Chroniques

par bertrand bolognesi

récital des pianistes Sélim Mazari et Jean-Baptiste Fonlupt

Festival International de Piano / Centre Marcel Pagnol, La Roque d’Anthéron
- 31 juillet 2023
Sélim Mazari et Jean-Baptiste Fonlupt jouent Rachmaninov au FIP 2023
© anne-élise grosbois

Après les deux concerti de Chopin, hier soir, par Bruce Liu [lire notre chronique de la veille], notre séjour au Festival International de Piano de La Roque d’Anthéron (FIP) se poursuit par une journée consacrée au piano en duo, qu’il s’agisse de jouer à quatre mains ou sur deux pianos. Voilà un exercice fort différent, qui permet un échange précieux à des artistes s’exprimant d’habitude en solitaire. Ce parcours en trois étapes commence à onze heures du matin, en l’auditorium du tout jeune Centre Marcel Pagnol, où nous entendons Sélim Mazari et Jean-Baptiste Fonlupt, d’abord sur un grand Bechstein qui fait sonner les Six Pièces à quatre mains Op.11 de 1894, Mazari se chargeant de la moitié grave du clavier lorsque l’aiguë revient à Fonlupt, devant un parterre bien rempli. Après une Barcarolle soigneusement dessinée, comme d’un seul homme, puis un Scherzo sympathique quoique anecdotique, la Chanson russe prend des allures d’hymne religieuse bientôt rehaussée par des variations lisztiennes. À la Valse ici donnée tout en élégante et généreuse douceur, les interprètes renouent dans la Romance avec le climat de la Barcarolle liminaire. La volée de cloches de l’ultime Слава, point immédiatement livré, se déploie enfin dans une aura comme venue de Godounov.

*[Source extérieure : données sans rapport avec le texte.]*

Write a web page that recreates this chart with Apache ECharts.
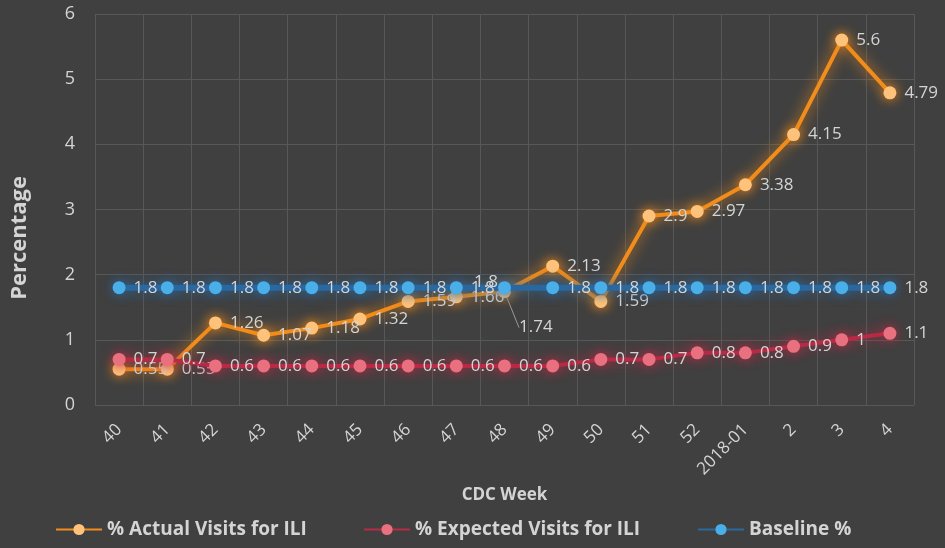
<!DOCTYPE html>
<html><head><meta charset="utf-8">
<script src="https://cdn.jsdelivr.net/npm/echarts@6/dist/echarts.min.js"></script>
<style>html,body{margin:0;padding:0;background:#404040;}#c{width:945px;height:548px;}</style>
</head><body><div id="c"></div>
<script>
const weeks = ['40','41','42','43','44','45','46','47','48','49','50','51','52','2018-01','2','3','4'];
const actual = [0.55,0.55,1.26,1.07,1.18,1.32,1.59,1.66,1.74,2.13,1.59,2.9,2.97,3.38,4.15,5.6,4.79];
const expected = [0.7,0.7,0.6,0.6,0.6,0.6,0.6,0.6,0.6,0.6,0.7,0.7,0.8,0.8,0.9,1,1.1];
const baseline = [1.8,1.8,1.8,1.8,1.8,1.8,1.8,1.8,1.8,1.8,1.8,1.8,1.8,1.8,1.8,1.8,1.8];
const yTicks = [0,1,2,3,4,5,6];
const seriesNames = ['% Actual Visits for ILI','% Expected Visits for ILI','Baseline %'];

const FONT = 'Open Sans';
const TXT = '#d4d4d4';
const labelBase = {show:true, position:'right', distance:8, color:TXT, fontSize:17, fontFamily:FONT};

function mk(name, data, lineColor, markColor, z, lw, overrides, lineIdx, layout){
  const s = {
    name, type:'line', data: data.map((v,i)=>{
      const o = {value:v};
      if (overrides && overrides[i]) o.label = overrides[i];
      if (i === lineIdx) o.labelLine = {show:true, lineStyle:{color:'#9a9a9a', width:1}};
      return o;
    }),
    z, symbol:'circle', symbolSize:13,
    lineStyle:{color:lineColor, width:lw, shadowColor:lineColor, shadowBlur:14},
    itemStyle:{color:markColor, shadowColor:lineColor, shadowBlur:12},
    label: labelBase
  };
  if (layout) s.labelLayout = layout;
  return s;
}

const chart = echarts.init(document.getElementById('c'));
chart.setOption({
  backgroundColor:'#404040',
  animation:false,
  grid:{left:95, right:31, top:14, bottom:143},
  xAxis:{
    type:'category', data:weeks, boundaryGap:true,
    name:'CDC Week', nameLocation:'middle', nameGap:82,
    nameTextStyle:{color:TXT, fontSize:17, fontWeight:'bold', fontFamily:FONT},
    axisLine:{show:false}, axisTick:{show:false},
    axisLabel:{rotate:45, color:TXT, fontSize:17, fontFamily:FONT, margin:22, interval:0},
    splitLine:{show:true, lineStyle:{color:'#585858', width:1}}
  },
  yAxis:{
    type:'value', min:yTicks[0], max:yTicks[yTicks.length-1], interval:1,
    axisLine:{show:false}, axisTick:{show:false},
    axisLabel:{color:TXT, fontSize:18, fontFamily:FONT, margin:20},
    splitLine:{lineStyle:{color:'#585858', width:1}}
  },
  graphic:[{
    type:'text', left:9, top:176, rotation:Math.PI/2,
    style:{text:'Percentage', fill:TXT, font:'bold 22px "Open Sans"'}
  }],
  legend:[
    {data:[seriesNames[0]], left:50, top:515},
    {data:[seriesNames[1]], left:358, top:515},
    {data:[seriesNames[2]], left:692, top:515}
  ].map(l=>Object.assign(l,{itemWidth:46, itemHeight:14, itemGap:4,
    textStyle:{color:TXT, fontSize:19, fontWeight:'bold', fontFamily:FONT}})),
  series:[
    mk(seriesNames[0], actual, '#f28c1a', '#ffc27a', 3, 4,
       {7:{offset:[-4,12]}, 0:{offset:[0,4]}}, 8,
       p => p.dataIndex===8 ? {dx:0, dy:36} : {}),
    mk(seriesNames[1], expected, '#b82a45', '#e8707f', 4, 4, null, -1),
    mk(seriesNames[2], baseline, '#2a68a0', '#4aaee8', 5, 6, {8:{position:'left', offset:[8,-6]}}, -1)
  ]
});
</script></body></html>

Changement de dispositif : Jean-Baptiste Fonlupt demeure face au dentier du Bechstein et Sélim Mazari rejoint celui d’un Steinway, installé en face. Ils se lancent dans la Rhapsodie russe en mi mineur de 1891 et font apprécier la bonne idée d’associer deux instruments de factures différentes dont les sonorités s’avèrent ici complémentaires : la clarté de l’aigu presque violente du Steinway se marie idéalement avec le grave enveloppant du Bechstein. Ainsi les couleurs sont-elles plus finement déclinées. C’est une qualité du festival que de ne pas cantonner les musiciens qu’il invite à jouer uniquement des Steinway, comme c’est encore trop souvent le cas de la plupart des salles de concert. Avec le Fazioli d’hier, voilà trois factures représentées, ayant chacune ses qualités. On espère voir un beau jour siéger un Steingraeber ici, là un Paulello et ainsi de suite, au fil des semaines estivales qui pourraient donner à goûter autant de timbres et d’impédances particulières. Avec la présence du clavecin et même de l’orgue, il ne manque plus au FIP que de s’aventurer vers le pianoforte.

Dix ans plus tard, Rachmaninov, l’unique compositeur de cette matinale, écrivait la Suite pour deux pianos Op.17 n°2. Pour ses quatre mouvements, les pianistes échangent leur place : cette fois, Mazari est au Bechstein et le Steinway à Fonlupt. Et la majestueuse marche en ut majeur (Introduzione) de retentir dans une inflexion judicieusement péremptoire qui n’exclut pas le raffinement. Indiquée Presto, la Valse qui s’ensuit tournoie jusqu’au vertige, ménageant en son cœur un moment de tendresse plus introspectif que nos musiciens magnifient par une approche sensible. Le lyrisme qui caractérise la présente lecture du troisième épisode, Romance en la bémol majeur oscillant avec subtilité dans des modulations délicates qui la rendent moins franche, nous fait dire que c’est pour ce moment qu’il fallait se lever aujourd’hui : le poids gracieux accordé à son chant signe une interprétation poétique que retiendra l’oreille. La tourmente du grand dépressif russe survient avec la Tarentella qui clôt le cycle non sans oublier de convoquer, une nouvelle fois, quelques échos campanaires. Afin de remercier l’accueil chaleureux d’un public enthousiaste, les pianistes offrent en bis un morceau à quatre mains dédié à Siloti en 1906, la brève Polka italienne en mi bémol majeur dont l’emportement prend cordialement congé.